Wikimedia and Education
Wikipedians would like to encourage teachers and students to create more content. At RCC2012 we discussed how this could be done. Wikipedia is seen as a problem in schools and universities with students being told not to use it. This is because Wikipedia is not a primary source, is of variable quality, is not something teachers grew up with and plagiarism by students. The way to address this, I suggest, is to provide teaching materials for teachers to incorporate responsible use of Wikipedia in their courses. A byproduct of this will be the creation of additional Wikipedia content by students and teachers.
The Wikipedia of Things
Someone else had already put up "Wikipedia Education" on the list of topics, so lacking a topic to suggest I wrote up "The Wikipedia of Things". The idea would be to use the "Internet of things" (intelligent devices connected to the Internet) to automatically update the Wikipedia, rather than having to wait for someone to enter the information.
The Inspire Centre Building
It was also to see the Inspire teaching spaces in operation. The centre is new and is still being fitted out. There is one standard size TEAL (Technology Enabled Active Learning) room where most sessions were held. All four walls of the room are painted with white-board paint. Three walls have projectors projecting directly onto the walls and one with a projection screen. The room is equipped with round tables accommodating nine people each. For increased flexibility the tables are made of two semicircular halves on wheels, with flip up tops. There is a computer equipped lectern on wheels in one corner of the room (this can be plugged into a socket in the floor in the middle of the room for "Cabaret" style presentations).
The TEAL room looks to the casual observer low tech (just a big square room with white walls), compared to other computer equipped rooms, with screens for each student bolted to the desk, stepped floors and all sorts of gizmos. But the TEAL room design has years of research behind it, on what actually improves education. Also with a flat floor and furniture which is not bolted to the floor (or tethered by cables) the room can be used very flexibly (think of it like the holodeck on the Star Ship Enterprise, which is about the same size).
Outside the TEAL room is a large common space, with a rubber floor, kitchenette and an assortment of informal group furniture.
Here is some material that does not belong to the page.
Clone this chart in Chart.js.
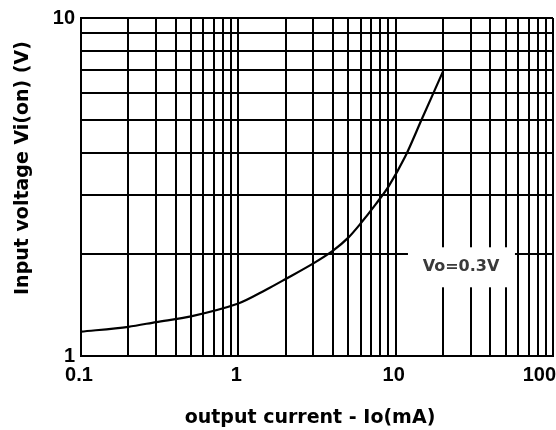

The centre is intended to introduce teachers to the use of technology in learning, so there is a slightly eclectic assortment of furniture. Most popular was a small circular pod which seats about four people. The walls are covered with cloth, providing a relatively private small group environment. There are some benches with LCD screens at the end and three stools on each side. There are bright red chairs which look like they are wooden, but are actually made from recycled plastic Coke bottles (these looked very durable but were very heavy). There are some chairs on circular wheeled bases with built in desks (these proved popular for pushing each other around on).